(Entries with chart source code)
>> Begin
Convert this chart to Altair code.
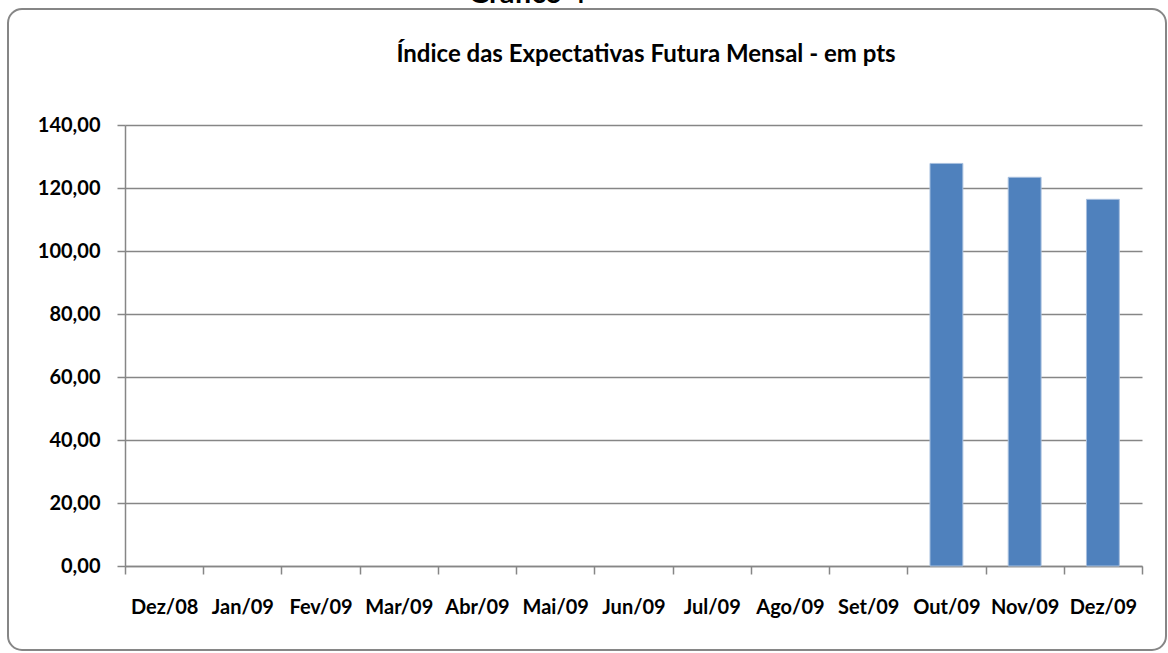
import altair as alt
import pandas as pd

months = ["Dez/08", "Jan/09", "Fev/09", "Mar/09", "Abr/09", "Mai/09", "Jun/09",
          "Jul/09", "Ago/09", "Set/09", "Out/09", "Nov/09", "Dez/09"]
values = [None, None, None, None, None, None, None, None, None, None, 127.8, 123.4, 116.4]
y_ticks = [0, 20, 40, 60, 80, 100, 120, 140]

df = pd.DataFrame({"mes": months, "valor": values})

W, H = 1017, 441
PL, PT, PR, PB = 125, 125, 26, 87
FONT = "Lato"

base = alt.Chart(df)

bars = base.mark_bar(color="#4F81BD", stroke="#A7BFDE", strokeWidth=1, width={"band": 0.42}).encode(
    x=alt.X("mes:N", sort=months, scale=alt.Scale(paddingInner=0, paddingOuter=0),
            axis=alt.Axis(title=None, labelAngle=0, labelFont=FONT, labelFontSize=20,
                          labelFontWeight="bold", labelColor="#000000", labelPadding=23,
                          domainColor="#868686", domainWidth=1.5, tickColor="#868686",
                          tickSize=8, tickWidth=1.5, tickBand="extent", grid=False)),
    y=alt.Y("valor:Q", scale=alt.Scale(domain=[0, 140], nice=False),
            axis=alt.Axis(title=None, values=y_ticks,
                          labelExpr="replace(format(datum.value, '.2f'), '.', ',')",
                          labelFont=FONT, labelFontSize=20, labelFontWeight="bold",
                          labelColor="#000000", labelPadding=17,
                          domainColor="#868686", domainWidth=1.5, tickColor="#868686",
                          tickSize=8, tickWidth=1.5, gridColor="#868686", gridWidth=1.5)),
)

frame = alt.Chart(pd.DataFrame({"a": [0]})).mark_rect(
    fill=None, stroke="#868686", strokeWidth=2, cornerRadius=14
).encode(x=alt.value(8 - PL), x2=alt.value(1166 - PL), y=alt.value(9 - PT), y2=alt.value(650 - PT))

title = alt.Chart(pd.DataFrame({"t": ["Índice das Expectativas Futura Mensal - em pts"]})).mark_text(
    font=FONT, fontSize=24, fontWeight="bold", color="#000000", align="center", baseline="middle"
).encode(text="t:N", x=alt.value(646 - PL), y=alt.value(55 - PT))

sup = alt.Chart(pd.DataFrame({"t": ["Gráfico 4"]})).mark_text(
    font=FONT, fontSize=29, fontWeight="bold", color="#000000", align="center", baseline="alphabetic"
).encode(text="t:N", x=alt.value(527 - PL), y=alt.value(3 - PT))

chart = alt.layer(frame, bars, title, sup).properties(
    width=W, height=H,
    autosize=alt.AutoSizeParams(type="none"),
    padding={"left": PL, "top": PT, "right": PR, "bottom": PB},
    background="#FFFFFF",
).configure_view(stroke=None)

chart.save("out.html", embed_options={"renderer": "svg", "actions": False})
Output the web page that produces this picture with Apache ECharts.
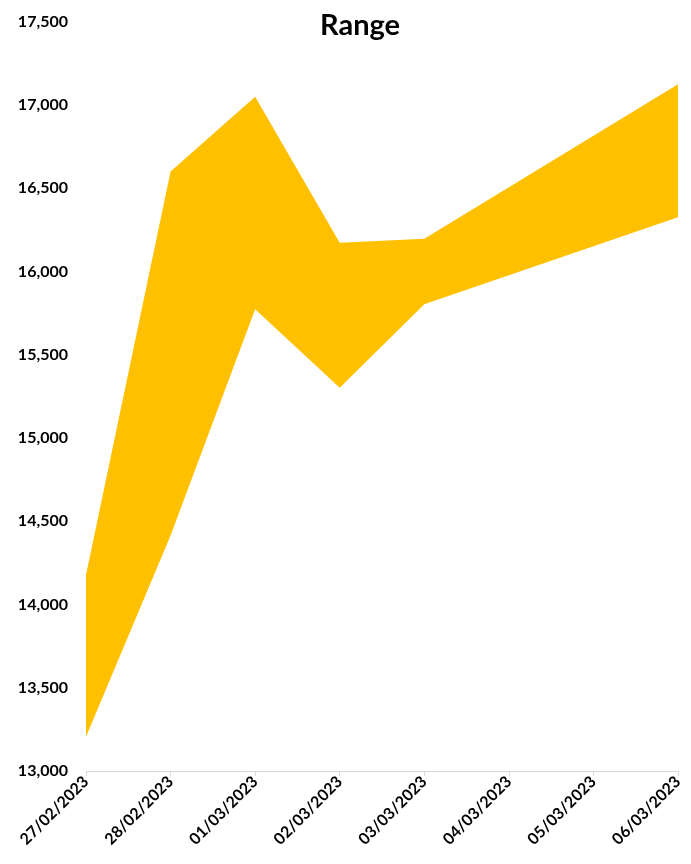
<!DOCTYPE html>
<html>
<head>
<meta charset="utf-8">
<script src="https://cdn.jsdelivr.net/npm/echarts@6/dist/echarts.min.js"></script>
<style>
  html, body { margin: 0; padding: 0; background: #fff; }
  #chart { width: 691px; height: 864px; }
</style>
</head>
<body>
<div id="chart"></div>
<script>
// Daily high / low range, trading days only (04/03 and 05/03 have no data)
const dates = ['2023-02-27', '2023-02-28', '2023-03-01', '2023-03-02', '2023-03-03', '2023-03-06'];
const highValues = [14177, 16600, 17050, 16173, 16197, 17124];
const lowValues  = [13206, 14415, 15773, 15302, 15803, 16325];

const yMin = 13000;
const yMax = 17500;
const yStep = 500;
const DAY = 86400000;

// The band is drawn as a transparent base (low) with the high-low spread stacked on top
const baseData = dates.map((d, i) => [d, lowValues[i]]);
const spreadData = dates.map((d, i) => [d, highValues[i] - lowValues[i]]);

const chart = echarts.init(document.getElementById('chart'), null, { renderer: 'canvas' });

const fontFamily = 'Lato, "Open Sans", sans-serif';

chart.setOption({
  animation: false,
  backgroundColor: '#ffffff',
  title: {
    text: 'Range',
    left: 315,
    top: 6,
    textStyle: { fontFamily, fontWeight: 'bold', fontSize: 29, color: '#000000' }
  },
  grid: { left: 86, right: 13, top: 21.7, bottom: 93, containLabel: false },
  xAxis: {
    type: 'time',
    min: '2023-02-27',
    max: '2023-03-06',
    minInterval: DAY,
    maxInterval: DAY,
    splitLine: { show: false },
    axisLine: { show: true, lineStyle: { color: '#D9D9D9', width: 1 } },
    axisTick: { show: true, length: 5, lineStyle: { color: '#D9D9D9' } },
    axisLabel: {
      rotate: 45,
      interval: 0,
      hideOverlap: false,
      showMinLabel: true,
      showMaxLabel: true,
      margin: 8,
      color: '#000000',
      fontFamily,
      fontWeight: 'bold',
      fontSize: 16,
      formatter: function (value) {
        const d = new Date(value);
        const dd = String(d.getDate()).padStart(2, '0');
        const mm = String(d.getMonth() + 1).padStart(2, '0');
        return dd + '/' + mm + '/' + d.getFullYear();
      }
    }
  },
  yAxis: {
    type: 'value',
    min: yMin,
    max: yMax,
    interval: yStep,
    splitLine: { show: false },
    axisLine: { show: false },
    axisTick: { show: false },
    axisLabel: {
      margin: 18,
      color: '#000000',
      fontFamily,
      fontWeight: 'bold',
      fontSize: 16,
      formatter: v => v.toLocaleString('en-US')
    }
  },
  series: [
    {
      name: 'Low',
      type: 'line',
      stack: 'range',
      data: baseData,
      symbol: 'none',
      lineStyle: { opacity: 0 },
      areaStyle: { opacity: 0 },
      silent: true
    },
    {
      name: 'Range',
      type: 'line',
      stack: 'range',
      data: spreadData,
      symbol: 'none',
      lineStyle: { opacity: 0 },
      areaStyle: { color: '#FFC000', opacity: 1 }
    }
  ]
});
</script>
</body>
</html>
>> End
**GIVEN EXERCISE:** Transcribe the opening line of the listing above, please, and every line after it through the line with "base = alt.Chart(df)", word for word, without pictures.

**EXERCISE RESPONSE:**
Convert this chart to Altair code.
import altair as alt
import pandas as pd

months = ["Dez/08", "Jan/09", "Fev/09", "Mar/09", "Abr/09", "Mai/09", "Jun/09",
          "Jul/09", "Ago/09", "Set/09", "Out/09", "Nov/09", "Dez/09"]
values = [None, None, None, None, None, None, None, None, None, None, 127.8, 123.4, 116.4]
y_ticks = [0, 20, 40, 60, 80, 100, 120, 140]

df = pd.DataFrame({"mes": months, "valor": values})

W, H = 1017, 441
PL, PT, PR, PB = 125, 125, 26, 87
FONT = "Lato"

base = alt.Chart(df)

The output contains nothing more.